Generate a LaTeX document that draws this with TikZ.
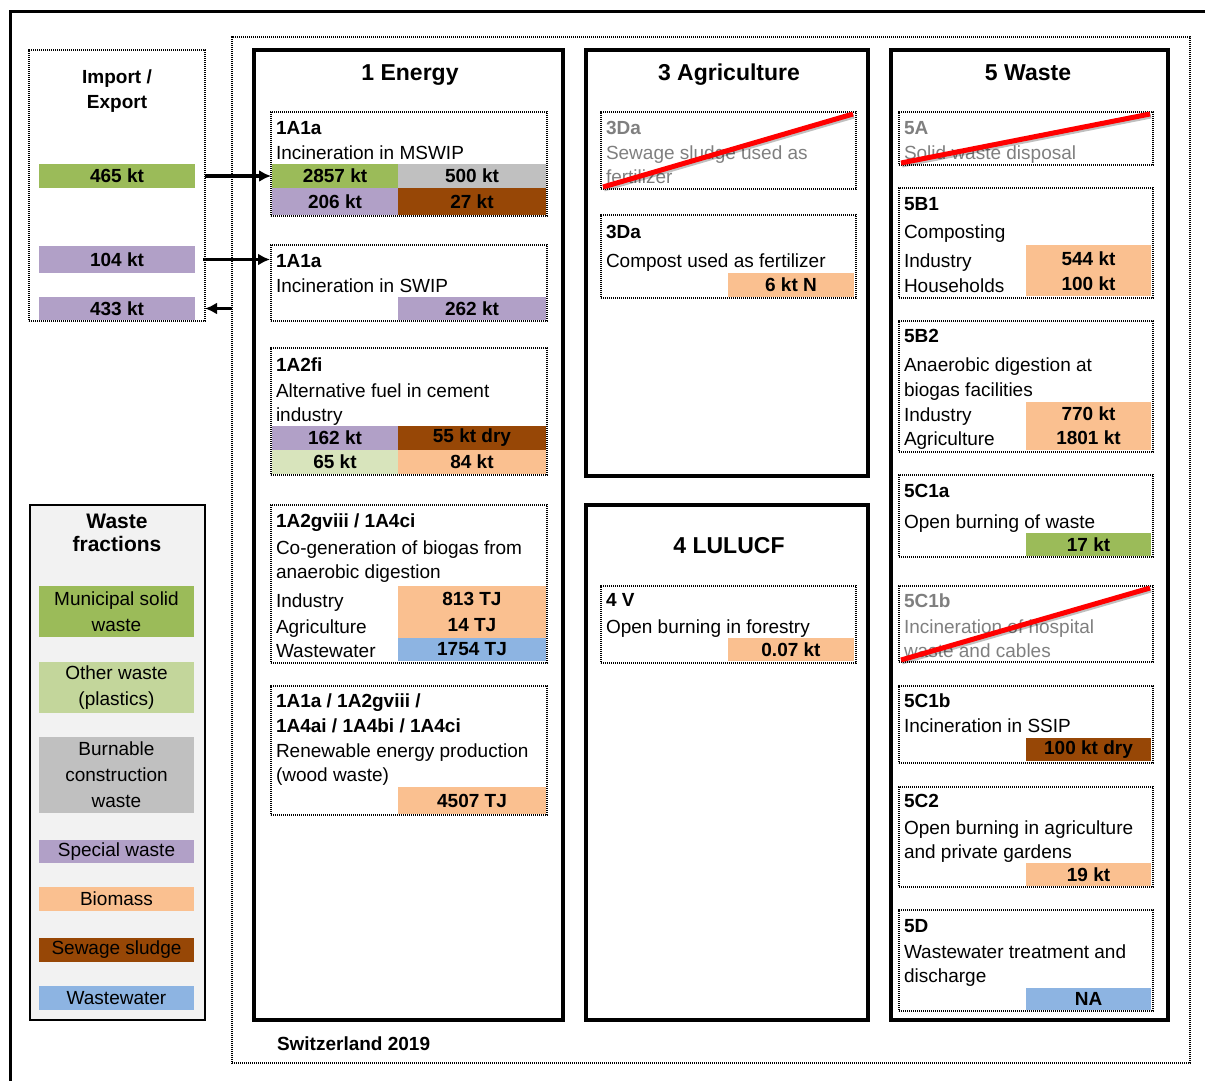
\documentclass[tikz,border=0pt]{standalone}
\usepackage{fontspec}
\setmainfont{Liberation Sans}
\usetikzlibrary{arrows.meta}
\definecolor{msw}{HTML}{9BBB59}
\definecolor{plast}{HTML}{C3D69B}
\definecolor{plastl}{HTML}{D8E4BC}
\definecolor{constr}{HTML}{C0C0C0}
\definecolor{special}{HTML}{B1A0C7}
\definecolor{biomass}{HTML}{FAC090}
\definecolor{sludge}{HTML}{974706}
\definecolor{wwater}{HTML}{8DB4E2}
\definecolor{legbg}{HTML}{F2F2F2}
\definecolor{greytxt}{HTML}{7F7F7F}
\tikzset{
  every node/.style={font=\fontsize{19pt}{24pt}\selectfont},
  tx/.style={anchor=base west, inner sep=0pt, outer sep=0pt},
  txb/.style={tx, font=\fontsize{19pt}{24pt}\selectfont\bfseries},
  hdr/.style={anchor=base, inner sep=0pt, font=\fontsize{23pt}{27pt}\selectfont\bfseries},
  barn/.style={inner sep=0pt, outer sep=0pt, font=\fontsize{19pt}{24pt}\selectfont\bfseries},
  legn/.style={inner sep=0pt, outer sep=0pt, align=center, font=\fontsize{19pt}{26pt}\selectfont},
  subb/.style={draw, line width=2.5pt, dash pattern=on 1.2pt off 0.8pt, inner sep=0pt, outer sep=0pt},
  mainb/.style={draw, line width=4pt, inner sep=0pt, outer sep=0pt},
  crossline/.style={draw=red, line width=5pt},
  crossshadow/.style={draw=black, opacity=0.25, line width=5pt},
  flow/.style={line width=3.5pt, -{Latex[length=12pt,width=12pt]}},
}
\newcommand\mybar[7]{\node[barn,fill=#6,minimum width={#4pt-#2pt},minimum height={#5pt-#3pt}] (#1) at ({(#2+#4)/2},{(#3+#5)/2}) {#7};}
\newcommand\mylegbar[7]{\node[legn,fill=#6,minimum width={#4pt-#2pt},minimum height={#5pt-#3pt}] (#1) at ({(#2+#4)/2},{(#3+#5)/2}) {#7};}
\newcommand\mysub[5]{\node[subb,minimum width={#4pt-#2pt},minimum height={#5pt-#3pt}] (#1) at ({(#2+#4)/2},{(#3+#5)/2}) {};}
\newcommand\mymain[5]{\node[mainb,minimum width={#4pt-#2pt},minimum height={#5pt-#3pt}] (#1) at ({(#2+#4)/2},{(#3+#5)/2}) {};}
\newcommand\mycross[1]{%
  \draw[crossshadow] ([shift={(3,-0)}]#1.south west) -- ([shift={(-2,4)}]#1.north east);
  \draw[crossline] ([shift={(2,-2)}]#1.south west) -- ([shift={(-3,2)}]#1.north east);}
\begin{document}
\begin{tikzpicture}[x=1pt,y=-1pt]
\useasboundingbox (0,0) rectangle (1205,1081);
% outer frame
\draw[line width=3pt] (10,1090) -- (10,12) -- (1215,12);
% dotted frame
\node[subb, line width=2pt, minimum width=958pt, minimum height=1026pt] (frame) at (711,550) {};

% ---------- Import / Export ----------
\mysub{ie}{29}{50}{205}{321}
\node[hdr, font=\fontsize{19pt}{24pt}\selectfont\bfseries] (ieT1) at (117,84) {Import /};
\node[hdr, font=\fontsize{19pt}{24pt}\selectfont\bfseries] (ieT2) at (117,108) {Export};
\mybar{i465}{39}{164}{195}{188}{msw}{465 kt}
\mybar{i104}{39}{246}{195}{273}{special}{104 kt}
\mybar{i433}{39}{297}{195}{320}{special}{433 kt}

% ---------- Legend ----------
\node[draw, line width=2pt, fill=legbg, minimum width=175pt, minimum height=515pt, inner sep=0pt] (leg) at (117.5,762.5) {};
\node[hdr, font=\fontsize{21pt}{24pt}\selectfont\bfseries] (legT1) at (117,528) {Waste};
\node[hdr, font=\fontsize{21pt}{24pt}\selectfont\bfseries] (legT2) at (117,551) {fractions};
\mylegbar{lmsw}{39}{586}{194}{637}{msw}{Municipal solid\\waste}
\mylegbar{lpl}{39}{662}{194}{713}{plast}{Other waste\\(plastics)}
\mylegbar{lcon}{39}{737}{194}{813}{constr}{Burnable\\construction\\waste}
\mylegbar{lsp}{39}{840}{194}{863}{special}{Special waste}
\mylegbar{lbio}{39}{887}{194}{911}{biomass}{Biomass}
\mylegbar{lsl}{39}{938}{194}{962}{sludge}{Sewage sludge}
\mylegbar{lww}{39}{986}{194}{1010}{wwater}{Wastewater}

% ---------- Main boxes ----------
\mymain{energy}{254}{50}{563}{1020}
\mymain{agri}{586}{50}{868}{476}
\mymain{lulucf}{586}{505}{868}{1020}
\mymain{waste}{891}{50}{1168}{1020}
\node[hdr] (energyT) at (410,81) {1 Energy};
\node[hdr] (agriT) at (729,81) {3 Agriculture};
\node[hdr] (lulucfT) at (729,553) {4 LULUCF};
\node[hdr] (wasteT) at (1028,81) {5 Waste};
\node[txb] (swiss) at (277,1050) {Switzerland 2019};

% ---------- Energy ----------
\mybar{e1a}{272}{164}{398}{188}{msw}{2857 kt}
\mybar{e1b}{398}{164}{546}{188}{constr}{500 kt}
\mybar{e1c}{272}{188}{398}{215}{special}{206 kt}
\mybar{e1d}{398}{188}{546}{215}{sludge}{27 kt}
\mysub{e1}{271}{112}{547}{216}
\node[txb] (e1t) at (276,134) {1A1a};
\node[tx] (e1d1) at (276,159) {Incineration in MSWIP};

\mybar{e2a}{398}{297}{546}{320}{special}{262 kt}
\mysub{e2}{271}{245}{547}{321}
\node[txb] (e2t) at (276,267) {1A1a};
\node[tx] (e2d1) at (276,292) {Incineration in SWIP};

\mybar{e3a}{272}{426}{398}{450}{special}{162 kt}
\mybar{e3b}{398}{426}{546}{450}{sludge}{55 kt dry}
\mybar{e3c}{272}{450}{398}{474}{plastl}{65 kt}
\mybar{e3d}{398}{450}{546}{474}{biomass}{84 kt}
\mysub{e3}{271}{348}{547}{475}
\node[txb] (e3t) at (276,371) {1A2fi};
\node[tx] (e3d1) at (276,397) {Alternative fuel in cement};
\node[tx] (e3d2) at (276,421) {industry};

\mybar{e4a}{398}{586}{546}{612}{biomass}{813 TJ}
\mybar{e4b}{398}{612}{546}{638}{biomass}{14 TJ}
\mybar{e4c}{398}{638}{546}{661}{wwater}{1754 TJ}
\mysub{e4}{271}{505}{547}{663}
\node[txb] (e4t) at (276,527) {1A2gviii / 1A4ci};
\node[tx] (e4d1) at (276,554) {Co-generation of biogas from};
\node[tx] (e4d2) at (276,578) {anaerobic digestion};
\node[tx] (e4r1) at (276,607) {Industry};
\node[tx] (e4r2) at (276,633) {Agriculture};
\node[tx] (e4r3) at (276,657) {Wastewater};

\mybar{e5a}{398}{787}{546}{814}{biomass}{4507 TJ}
\mysub{e5}{271}{686}{547}{815}
\node[txb] (e5t1) at (276,707) {1A1a / 1A2gviii /};
\node[txb] (e5t2) at (276,732) {1A4ai / 1A4bi / 1A4ci};
\node[tx] (e5d1) at (276,757) {Renewable energy production};
\node[tx] (e5d2) at (276,781) {(wood waste)};

% ---------- Agriculture ----------
\mysub{a1}{601}{112}{856}{189}
\node[txb, text=greytxt] (a1t) at (606,134) {3Da};
\node[tx, text=greytxt] (a1d1) at (606,159) {Sewage sludge used as};
\node[tx, text=greytxt] (a1d2) at (606,183) {fertilizer};
\mycross{a1}

\mybar{a2a}{728}{273}{854}{297}{biomass}{6 kt N}
\mysub{a2}{601}{215}{856}{298}
\node[txb] (a2t) at (606,238) {3Da};
\node[tx] (a2d1) at (606,267) {Compost used as fertilizer};

% ---------- LULUCF ----------
\mybar{l1a}{728}{638}{854}{661}{biomass}{0.07 kt}
\mysub{l1}{601}{586}{856}{663}
\node[txb] (l1t) at (606,606) {4 V};
\node[tx] (l1d1) at (606,633) {Open burning in forestry};

% ---------- Waste ----------
\mysub{w1}{899}{112}{1153}{165}
\node[txb, text=greytxt] (w1t) at (904,134) {5A};
\node[tx, text=greytxt] (w1d1) at (904,159) {Solid waste disposal};
\mycross{w1}

\mybar{w2a}{1026}{245}{1151}{272}{biomass}{544 kt}
\mybar{w2b}{1026}{272}{1151}{296}{biomass}{100 kt}
\mysub{w2}{899}{188}{1153}{298}
\node[txb] (w2t) at (904,210) {5B1};
\node[tx] (w2d1) at (904,238) {Composting};
\node[tx] (w2r1) at (904,267) {Industry};
\node[tx] (w2r2) at (904,292) {Households};

\mybar{w3a}{1026}{402}{1151}{426}{biomass}{770 kt}
\mybar{w3b}{1026}{426}{1151}{450}{biomass}{1801 kt}
\mysub{w3}{899}{321}{1153}{452}
\node[txb] (w3t) at (904,342) {5B2};
\node[tx] (w3d1) at (904,371) {Anaerobic digestion at};
\node[tx] (w3d2) at (904,396) {biogas facilities};
\node[tx] (w3r1) at (904,421) {Industry};
\node[tx] (w3r2) at (904,445) {Agriculture};

\mybar{w4a}{1026}{533}{1151}{556}{msw}{17 kt}
\mysub{w4}{899}{475}{1153}{557}
\node[txb] (w4t) at (904,497) {5C1a};
\node[tx] (w4d1) at (904,528) {Open burning of waste};

\mysub{w5}{899}{586}{1153}{662}
\node[txb, text=greytxt] (w5t) at (904,607) {5C1b};
\node[tx, text=greytxt] (w5d1) at (904,633) {Incineration of hospital};
\node[tx, text=greytxt] (w5d2) at (904,657) {waste and cables};
\mycross{w5}

\mybar{w6a}{1026}{738}{1151}{761}{sludge}{100 kt dry}
\mysub{w6}{899}{686}{1153}{763}
\node[txb] (w6t) at (904,707) {5C1b};
\node[tx] (w6d1) at (904,732) {Incineration in SSIP};

\mybar{w7a}{1026}{863}{1151}{886}{biomass}{19 kt}
\mysub{w7}{899}{787}{1153}{887}
\node[txb] (w7t) at (904,807) {5C2};
\node[tx] (w7d1) at (904,834) {Open burning in agriculture};
\node[tx] (w7d2) at (904,858) {and private gardens};

\mybar{w8a}{1026}{988}{1151}{1010}{wwater}{NA}
\mysub{w8}{899}{910}{1153}{1011}
\node[txb] (w8t) at (904,932) {5D};
\node[tx] (w8d1) at (904,958) {Wastewater treatment and};
\node[tx] (w8d2) at (904,982) {discharge};

% ---------- Flows ----------
\draw[flow] (ie.east |- i465) -- (e1.west |- i465);
\draw[flow] ([xshift=-2pt]ie.east |- i104) -- ([xshift=-1pt]e2.west |- i104);
\draw[flow] (frame.west |- i433) -- (ie.east |- i433);
\end{tikzpicture}
\end{document}
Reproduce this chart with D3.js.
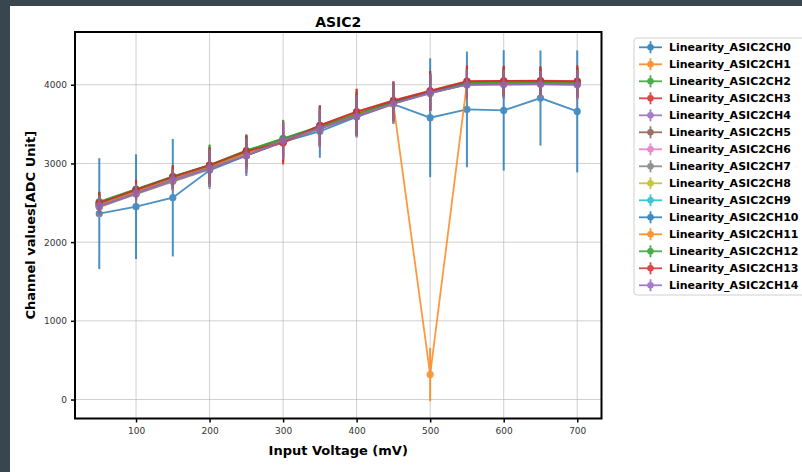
----------------
[Task details] Every line of the records that includes the word "this" should be gathered.

[Output]
Generate a LaTeX document that draws this with TikZ.
Reproduce this chart with D3.js.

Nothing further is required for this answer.